バグダディ自身は戦闘の経験が全くないため、戦闘員を指揮し命令を下しているのは、旧フセイン政権下のイラク軍の将校たちである。 兵士たちを「羊」になぞらえるなら、彼ら羊を指揮する将校は「犬」、そして「羊」と「犬」 の両者を操る「飼いの主」がアル・バグダディというわけだ。

 
 

 
 


「イスラム国」の統治制度

バグダディ指導者の下には旧フセイン政権下の
軍人やアルカイダ系の7人の専門職がいる。

 
 

大量破壊兵器一掃という絵空事の大義名分で米国が行った、イラク戦争という悪事は罪のない多くの人々を死に追いやり、平穏な生活を送っていた一般市民を恐怖と悲しみの世界へと追いやった。 この悪事は今、新たな悪事を引き起こし、シリアやイラクと言ったアラブ諸国だけでなく 、ヨーロッパ諸国をはじめ世界中の人々を恐怖に陥れようとしている。

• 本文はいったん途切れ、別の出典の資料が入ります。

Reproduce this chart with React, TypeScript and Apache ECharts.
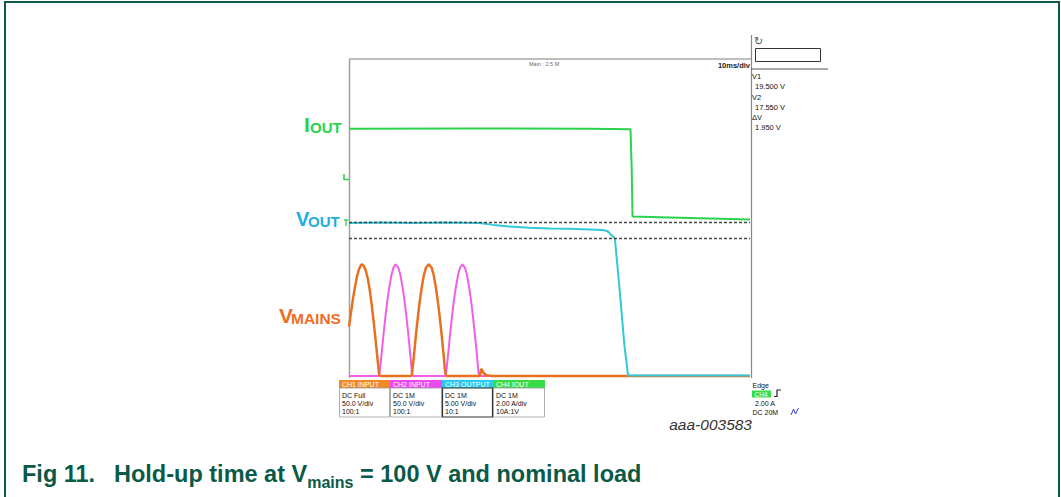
import { useEffect, useRef } from "react";
import * as echarts from "echarts";

// ---- data (time in ms, 10 ms/div) ----
const timeRangeMs = [0, 100];
const mainsCh1Data: [number, number][] = [
  [0, 62], [0.5, 80], [1, 97], [1.5, 112], [2, 125], [2.5, 134], [3, 139], [3.3, 140], [3.7, 138], [4.2, 132],
  [4.7, 122], [5.2, 107], [5.7, 88], [6.2, 66], [6.7, 42], [7.1, 22], [7.5, 2], [7.8, 0],
  [15.4, 0], [15.7, 2], [16.2, 26], [16.7, 52], [17.2, 75], [17.7, 96], [18.2, 113], [18.7, 127], [19.2, 136],
  [19.9, 140], [20.6, 136], [21.1, 127], [21.6, 113], [22.1, 96], [22.6, 75], [23.1, 52], [23.6, 26], [24.0, 4], [24.3, 0],
  [32.6, 0], [33.0, 9], [33.5, 4], [34.3, 1], [35.5, 0], [100, 0],
];
const mainsCh2Data: [number, number][] = [
  [0, 0], [7.3, 0], [7.6, 3], [8.1, 26], [8.6, 52], [9.1, 75], [9.6, 96], [10.1, 113], [10.6, 127], [11.1, 136],
  [11.6, 140], [12.3, 136], [12.8, 127], [13.3, 113], [13.8, 96], [14.3, 75], [14.8, 52], [15.3, 26], [15.7, 3], [15.9, 0],
  [24.0, 0], [24.2, 3], [24.7, 26], [25.2, 52], [25.7, 75], [26.2, 96], [26.7, 113], [27.2, 127], [27.7, 136],
  [28.3, 140], [28.9, 136], [29.4, 127], [29.9, 113], [30.4, 96], [30.9, 75], [31.4, 52], [31.9, 26], [32.3, 4], [32.5, 0], [100, 0],
];
const voutData: [number, number][] = [
  [0, 19.45], [8, 19.5], [16, 19.45], [24, 19.5], [32.5, 19.45], [36, 19.2], [40, 19.0], [45, 18.85], [50, 18.75],
  [55, 18.7], [60, 18.62], [63.3, 18.55], [64.5, 18.4], [66.3, 17.5], [67.5, 11], [68.7, 4], [69.6, 0.3], [100, 0.3],
];
const ioutData: [number, number][] = [
  [0, 4.5], [30, 4.52], [60, 4.5], [70.2, 4.48], [70.5, 2.5], [70.7, 0.1], [80, 0.05], [100, -0.05],
];
const cursorValues = [19.5, 17.55];
const cursorTexts = ["V1", "19.500 V", "V2", "17.550 V", "ΔV", "1.950 V"];
const channelTitles = ["CH1 INPUT", "CH2 INPUT", "CH3 OUTPUT", "CH4 IOUT"];
const channelSettings = [
  ["DC Full", "50.0 V/div", "100:1"],
  ["DC 1M", "50.0 V/div", "100:1"],
  ["DC 1M", "5.00 V/div", "10:1"],
  ["DC 1M", "2.00 A/div", "10A:1V"],
];
const triggerTexts = ["Edge", "CH4", "2.00 A", "DC 20M"];

const FONT = '"Liberation Sans", Arial, sans-serif';
const C_ORANGE = "#e8711f";
const C_MAGENTA = "#f25ee8";
const C_CYAN = "#2fc9d9";
const C_GREEN = "#2bd34c";
const C_FRAME = "#0b5a48";

function measure(text: string, font: string): number {
  const c = document.createElement("canvas").getContext("2d");
  if (!c) return text.length * 10;
  c.font = font;
  return c.measureText(text).width;
}

export default function App() {
  const ref = useRef<HTMLDivElement>(null);
  useEffect(() => {
    document.body.style.margin = "0";
    if (!ref.current) return;
    const chart = echarts.init(ref.current, undefined, { renderer: "svg" });

    const capFont = `bold 23.5px ${FONT}`;
    const subFont = `bold 16px ${FONT}`;
    const cap1 = "Hold-up time at V";
    const cap2 = "mains";
    const cap3 = " = 100 V and nominal load";
    const w1 = measure(cap1, capFont);
    const w2 = measure(cap2, subFont);
    const capX = 114;
    const capY = 474;

    const txt = (x: number, y: number, text: string, size: number, fill = "#111", extra: any = {}) => ({
      type: "text",
      x,
      y,
      silent: true,
      style: { text, fill, font: `${extra.weight || "normal"} ${size}px ${FONT}`, verticalAlign: "middle", align: extra.align || "left" },
    });

    const boxColors = ["#f08a24", "#ee48ee", "#26cbee", "#36dc46"];
    const boxX = [339, 390, 442, 493];
    const boxW = [51, 52, 51, 52];
    const channelGraphics: any[] = [];
    channelTitles.forEach((t, i) => {
      channelGraphics.push({ type: "rect", shape: { x: boxX[i], y: 380, width: boxW[i], height: 8 }, style: { fill: boxColors[i] }, silent: true });
      channelGraphics.push({ type: "rect", shape: { x: boxX[i] + 0.5, y: 388, width: boxW[i] - 1, height: 29 }, style: { fill: "#fff", stroke: i === 2 ? "#333" : "#999", lineWidth: i === 2 ? 1.2 : 0.8 }, silent: true });
      channelGraphics.push(txt(boxX[i] + 3, 384.5, t, 7, "#fff"));
      channelSettings[i].forEach((s, j) => channelGraphics.push(txt(boxX[i] + 3, 395 + j * 8.3, s, 7, "#111")));
    });

    const cursorGraphics = cursorTexts.map((t, i) => txt(i % 2 === 0 ? 752 : 755, 76.7 + i * 10.2, t, 7.5, "#111"));

    const option: any = {
      animation: false,
      backgroundColor: "#ffffff",
      grid: { left: 349, top: 59, width: 401, height: 319, containLabel: false },
      xAxis: { type: "value", min: timeRangeMs[0], max: timeRangeMs[1], interval: 10, show: false },
      yAxis: [
        { type: "value", min: -2.5, max: 397.5, show: false },
        { type: "value", min: 0, max: 40, show: false },
        { type: "value", min: -8, max: 8, show: false },
      ],
      series: [
        { name: "CH2", type: "line", yAxisIndex: 0, data: mainsCh2Data, showSymbol: false, z: 2, lineStyle: { color: C_MAGENTA, width: 2 }, itemStyle: { color: C_MAGENTA } },
        { name: "CH1", type: "line", yAxisIndex: 0, data: mainsCh1Data, showSymbol: false, z: 3, lineStyle: { color: C_ORANGE, width: 2.5 }, itemStyle: { color: C_ORANGE } },
        {
          name: "CH3", type: "line", yAxisIndex: 1, data: voutData, showSymbol: false, z: 4,
          lineStyle: { color: C_CYAN, width: 2 }, itemStyle: { color: C_CYAN },
          markLine: {
            silent: true, symbol: "none", label: { show: false },
            lineStyle: { color: "#444", type: [3, 2], width: 1.3 },
            data: cursorValues.map((v) => ({ yAxis: v })),
          },
        },
        { name: "CH4", type: "line", yAxisIndex: 2, data: ioutData, showSymbol: false, z: 5, lineStyle: { color: C_GREEN, width: 2 }, itemStyle: { color: C_GREEN } },
      ],
      graphic: [
        { type: "rect", silent: true, shape: { x: 5, y: 2, width: 1054, height: 530 }, style: { fill: "none", stroke: C_FRAME, lineWidth: 2 } },
        // scope frame lines
        { type: "line", silent: true, shape: { x1: 349.5, y1: 59, x2: 349.5, y2: 378 }, style: { stroke: "#a0a0a0", lineWidth: 1.5 } },
        { type: "line", silent: true, shape: { x1: 349, y1: 59, x2: 751, y2: 59 }, style: { stroke: "#a8a8a8", lineWidth: 1.5 } },
        { type: "line", silent: true, shape: { x1: 751.5, y1: 35, x2: 751.5, y2: 378 }, style: { stroke: "#8a8a8a", lineWidth: 1.2 } },
        { type: "line", silent: true, shape: { x1: 751, y1: 69, x2: 828, y2: 69 }, style: { stroke: "#555", lineWidth: 1 } },
        { type: "rect", silent: true, shape: { x: 755.5, y: 48.5, width: 65, height: 13 }, style: { fill: "#fff", stroke: "#333", lineWidth: 1 } },
        { type: "text", silent: true, x: 754, y: 41, style: { text: "↻", fill: "#555", font: `11px "DejaVu Sans"`, verticalAlign: "middle" } },
        txt(529, 63.5, "Main : 2.5 M", 5.5, "#666"),
        txt(750, 65, "10ms/div", 7.5, "#222", { align: "right", weight: "bold" }),
        ...cursorGraphics,
        // channel labels on the left
        txt(304, 124.5, "I", 21, C_GREEN, { weight: "bold" }),
        txt(310, 127, "OUT", 15, C_GREEN, { weight: "bold" }),
        txt(296, 219, "V", 20, "#1eaee3", { weight: "bold" }),
        txt(308, 221, "OUT", 15, "#1eaee3", { weight: "bold" }),
        txt(279, 315.5, "V", 21, "#f06d1f", { weight: "bold" }),
        txt(291, 318, "MAINS", 15.5, "#f06d1f", { weight: "bold" }),
        // small level markers
        { type: "polyline", silent: true, shape: { points: [[344, 174], [344, 179.5], [349, 179.5]] }, style: { stroke: C_GREEN, lineWidth: 1.5, fill: "none" } },
        { type: "polyline", silent: true, shape: { points: [[344, 220], [348.5, 220]] }, style: { stroke: C_GREEN, lineWidth: 1.3, fill: "none" } },
        { type: "polyline", silent: true, shape: { points: [[346, 220], [346, 226]] }, style: { stroke: C_GREEN, lineWidth: 1.3, fill: "none" } },
        // channel boxes
        ...channelGraphics,
        // trigger panel
        txt(752.5, 385, triggerTexts[0], 7, "#111"),
        { type: "rect", silent: true, shape: { x: 752, y: 390.5, width: 19, height: 7 }, style: { fill: "#36dc46" } },
        txt(754.5, 394, triggerTexts[1], 6.5, "#fff"),
        { type: "polyline", silent: true, shape: { points: [[774, 396.5], [777, 396.5], [777, 390], [781, 390]] }, style: { stroke: "#222", lineWidth: 1.2, fill: "none" } },
        txt(755, 403.3, triggerTexts[2], 7, "#111"),
        txt(752.5, 412.5, triggerTexts[3], 7, "#111"),
        { type: "polyline", silent: true, shape: { points: [[791, 415], [793.5, 409], [795.5, 414], [798.5, 408]] }, style: { stroke: "#3344cc", lineWidth: 1, fill: "none" } },
        // figure code
        { type: "text", silent: true, x: 752, y: 424, style: { text: "aaa-003583", fill: "#333", font: `italic 15.5px ${FONT}`, align: "right", verticalAlign: "middle" } },
        // caption
        { type: "text", silent: true, x: 22, y: capY, style: { text: "Fig 11.", fill: C_FRAME, font: capFont, verticalAlign: "middle" } },
        { type: "text", silent: true, x: capX, y: capY, style: { text: cap1, fill: C_FRAME, font: capFont, verticalAlign: "middle" } },
        { type: "text", silent: true, x: capX + w1, y: capY + 8, style: { text: cap2, fill: C_FRAME, font: subFont, verticalAlign: "middle" } },
        { type: "text", silent: true, x: capX + w1 + w2, y: capY, style: { text: cap3, fill: C_FRAME, font: capFont, verticalAlign: "middle" } },
      ],
    };
    chart.setOption(option);
    return () => chart.dispose();
  }, []);
  return <div ref={ref} style={{ width: 1061, height: 497 }} />;
}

イスラム国の陣地に2300回を越す空爆を行っているものの、確たる成果が見られない中、米国は今、イスラム国の扇動に乗った若者たちによって、 自国内でいつテロが起きるか分からなくなっている。 こうしたテロの発生を押さえようと、オバマ大統領は、特殊部隊による限定的作戦という名目の下、どうやら地上軍による武力行使を考え始めたようだ。

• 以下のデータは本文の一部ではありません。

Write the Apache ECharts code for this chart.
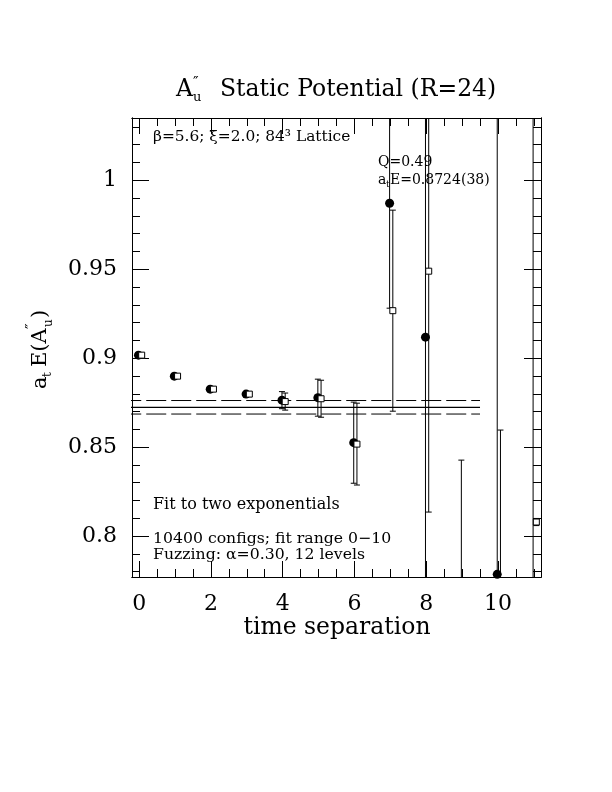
<!DOCTYPE html>
<html><head><meta charset="utf-8">
<script src="https://cdn.jsdelivr.net/npm/echarts@6/dist/echarts.min.js"></script>
<style>html,body{margin:0;padding:0;background:#fff}#c{width:612px;height:792px}</style>
</head><body><div id="c"></div>
<script>
// ---- data ----
const timeSep   = [0, 1, 2, 3, 4, 5, 6, 7, 8, 9, 10, 11];
const circleVal = [0.9017, 0.8899, 0.8826, 0.8798, 0.8764, 0.8778, 0.8525, 0.9871, 0.9118, 0.7500, 0.7785, 0.7500];
const circleErr = [0.0008, 0.0009, 0.0010, 0.0012, 0.0048, 0.0104, 0.0228, 0.0590, 0.2500, 0.0927, 0.3500, 0.4000];
const squareVal = [0.9017, 0.8899, 0.8826, 0.8798, 0.8756, 0.8772, 0.8517, 0.9267, 0.9489, null, 0.7000, 0.8079];
const squareErr = [0.0008, 0.0009, 0.0010, 0.0012, 0.0048, 0.0104, 0.0230, 0.0565, 0.1354, null, 0.1596, 0.0020];
const fitValue = 0.8724;
const fitErr = 0.0038;
const fitRange = [-0.5, 9.5];
const xMajorTicks = [0, 2, 4, 6, 8, 10];
const xMinorTicks = [0, 0.5, 1, 1.5, 2, 2.5, 3, 3.5, 4, 4.5, 5, 5.5, 6, 6.5, 7, 7.5, 8, 8.5, 9, 9.5, 10, 10.5, 11];
const yMajorTicks = [0.8, 0.85, 0.9, 0.95, 1.0];
const yMinorTicks = [0.78, 0.79, 0.80, 0.81, 0.82, 0.83, 0.84, 0.85, 0.86, 0.87, 0.88, 0.89, 0.90, 0.91, 0.92, 0.93, 0.94, 0.95, 0.96, 0.97, 0.98, 0.99, 1.00, 1.01, 1.02, 1.03];

// ---- chart ----
const FONT = 'DejaVu Serif';
const circleShift = -0.02, squareShift = 0.07;
const X_MIN = -0.2, X_MAX = 11.2, Y_MIN = 0.777, Y_MAX = 1.035;

const circlePts = [], squarePts = [], circleBars = [], squareBars = [];
timeSep.forEach((t, i) => {
  if (circleVal[i] != null) {
    circlePts.push([t + circleShift, circleVal[i]]);
    circleBars.push([t + circleShift, circleVal[i], circleErr[i]]);
  }
  if (squareVal[i] != null) {
    squarePts.push([t + squareShift, squareVal[i]]);
    squareBars.push([t + squareShift, squareVal[i], squareErr[i]]);
  }
});

function xAxisDef(pos, ticks, len, labels) {
  return {
    type: 'value', min: X_MIN, max: X_MAX, position: pos,
    axisLine: { show: true, onZero: false, lineStyle: { color: '#000', width: 1 } },
    axisTick: { show: true, inside: true, length: len, customValues: ticks, lineStyle: { color: '#000', width: 1 } },
    axisLabel: labels ? { show: true, customValues: ticks, margin: 16, color: '#000', fontFamily: FONT, fontSize: 22 } : { show: false },
    splitLine: { show: false }
  };
}
function yAxisDef(pos, ticks, len, labels) {
  return {
    type: 'value', min: Y_MIN, max: Y_MAX, position: pos,
    axisLine: { show: true, onZero: false, lineStyle: { color: '#000', width: 1 } },
    axisTick: { show: true, inside: true, length: len, customValues: ticks, lineStyle: { color: '#000', width: 1 } },
    axisLabel: labels ? { show: true, customValues: ticks, margin: 15, color: '#000', fontFamily: FONT, fontSize: 22 } : { show: false },
    splitLine: { show: false }
  };
}

function errorBarItem(params, api) {
  const x = api.value(0), y = api.value(1), e = api.value(2);
  const top = api.coord([x, y + e]);
  const bot = api.coord([x, y - e]);
  const w = 3;
  const st = { stroke: '#000', lineWidth: 1 };
  return {
    type: 'group',
    children: [
      { type: 'line', shape: { x1: top[0], y1: top[1], x2: bot[0], y2: bot[1] }, style: st },
      { type: 'line', shape: { x1: top[0] - w, y1: top[1], x2: top[0] + w, y2: top[1] }, style: st },
      { type: 'line', shape: { x1: bot[0] - w, y1: bot[1], x2: bot[0] + w, y2: bot[1] }, style: st }
    ]
  };
}

function txt(x, y, s, size, extra, align) {
  return Object.assign({
    type: 'text', x: x, y: y, silent: true,
    style: { text: s, fill: '#000', fontFamily: FONT, fontSize: size,
             align: align || 'left', verticalAlign: 'middle', textAlign: align || 'left', textVerticalAlign: 'middle' }
  }, extra || {});
}
const R = Math.PI / 2;

const option = {
  backgroundColor: '#fff',
  animation: false,
  grid: { left: 132, right: 71, top: 118, bottom: 215, containLabel: false },
  xAxis: [
    xAxisDef('bottom', xMajorTicks, 16, true),
    xAxisDef('bottom', xMinorTicks, 8, false),
    xAxisDef('top', xMajorTicks, 16, false),
    xAxisDef('top', xMinorTicks, 8, false)
  ],
  yAxis: [
    yAxisDef('left', yMajorTicks, 17, true),
    yAxisDef('left', yMinorTicks, 8, false),
    yAxisDef('right', yMajorTicks, 17, false),
    yAxisDef('right', yMinorTicks, 8, false)
  ],
  series: [
    { type: 'line', data: [[fitRange[0], fitValue], [fitRange[1], fitValue]], showSymbol: false, symbol: 'none',
      lineStyle: { color: '#000', width: 1.2 }, clip: true, z: 1 },
    { type: 'line', data: [[fitRange[0], fitValue + fitErr], [fitRange[1], fitValue + fitErr]], showSymbol: false, symbol: 'none',
      lineStyle: { color: '#000', width: 1, type: [20, 5] }, clip: true, z: 1 },
    { type: 'line', data: [[fitRange[0], fitValue - fitErr], [fitRange[1], fitValue - fitErr]], showSymbol: false, symbol: 'none',
      lineStyle: { color: '#000', width: 1, type: [20, 5] }, clip: true, z: 1 },
    { type: 'custom', renderItem: errorBarItem, data: circleBars, encode: { x: 0, y: 1 }, clip: true, z: 2 },
    { type: 'custom', renderItem: errorBarItem, data: squareBars, encode: { x: 0, y: 1 }, clip: true, z: 2 },
    { type: 'scatter', data: circlePts, symbol: 'circle', symbolSize: 9,
      itemStyle: { color: '#000', opacity: 1 }, clip: true, z: 3 },
    { type: 'scatter', data: squarePts, symbol: 'rect', symbolSize: 6,
      itemStyle: { color: '#fff', borderColor: '#000', borderWidth: 1, opacity: 1 }, clip: true, z: 4 }
  ],
  graphic: [
    // title
    txt(176, 90, 'A', 23.5),
    txt(193, 83, '\u2033', 15),
    txt(193, 98, 'u', 13),
    txt(220, 90, 'Static Potential (R=24)', 23.5),
    // x axis title
    txt(337, 628, 'time separation', 23.5, null, 'center'),
    // y axis title (rotated)
    txt(41, 389, 'a', 21, { rotation: R }),
    txt(48, 377, 't', 12, { rotation: R }),
    txt(41, 367, 'E(A', 21, { rotation: R }),
    txt(32, 329, '\u2033', 15, { rotation: R }),
    txt(49, 327, 'u', 12, { rotation: R }),
    txt(41, 318, ')', 21, { rotation: R }),
    // annotations
    txt(153, 137, '\u03b2=5.6; \u03be=2.0; 84\u00b3 Lattice', 15.4),
    txt(378, 162, 'Q=0.49', 14),
    txt(378, 180, 'a', 14),
    txt(386, 185, 't', 9),
    txt(390, 180, 'E=0.8724(38)', 14),
    txt(153, 505, 'Fit to two exponentials', 16),
    txt(153, 539, '10400 configs; fit range 0\u221210', 15.7),
    txt(153, 555, 'Fuzzing: \u03b1=0.30, 12 levels', 15.7)
  ]
};

const chart = echarts.init(document.getElementById('c'), null, { renderer: 'canvas' });
chart.setOption(option);
</script>
</body></html>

連合軍が去ったアフガンやパキスタンでは再びアルカイダ勢力が勢いを増してきており、状況によっては米国は両国へも再び派兵せざるを得なくなってくるかもしれない。自分で蒔いた種は自ら刈り取る、これが自然の摂理である。 今、米国には、自らが蒔いたカルマを刈り取るために、さらなる出兵と自国内テロという二つの脅威が待ち受けているようだ。

どんなに言葉を尽くそうが、戦争は殺し合い以外の何物でもない。ましてや理不尽と不条理に満ちた戦争ともなれば、その戦場は阿修羅の場となることは必定。だからこそ、今米国では、 そうした戦場から戻った復員兵たちに、1日に22人の自殺者が出ているのだ。 それにしても。自国と自国民に、これだけの大変な重荷を背負わせたブッシュ一族が背負ったカルマはいかばかりか。考えただけで身の毛がよだつ思いである。

 
 

 

 


大量破壊兵器一掃という絵空事の大義名分で始まったイラク戦争。 
米国には今、自らがが蒔いたカルマの刈り取りが迫っているようだ。

 


 

追記

イスラム国とバグダディの誕生の経緯については、NHKの番組を参考にさせて頂いたが、後日、両者の実体をさらに調べた結果、「イスラム国とバグダディの実体」に記したようにNHKが伝えた内容とは大きく異なっていることが判明した。その点を踏まえて読んで頂きたい。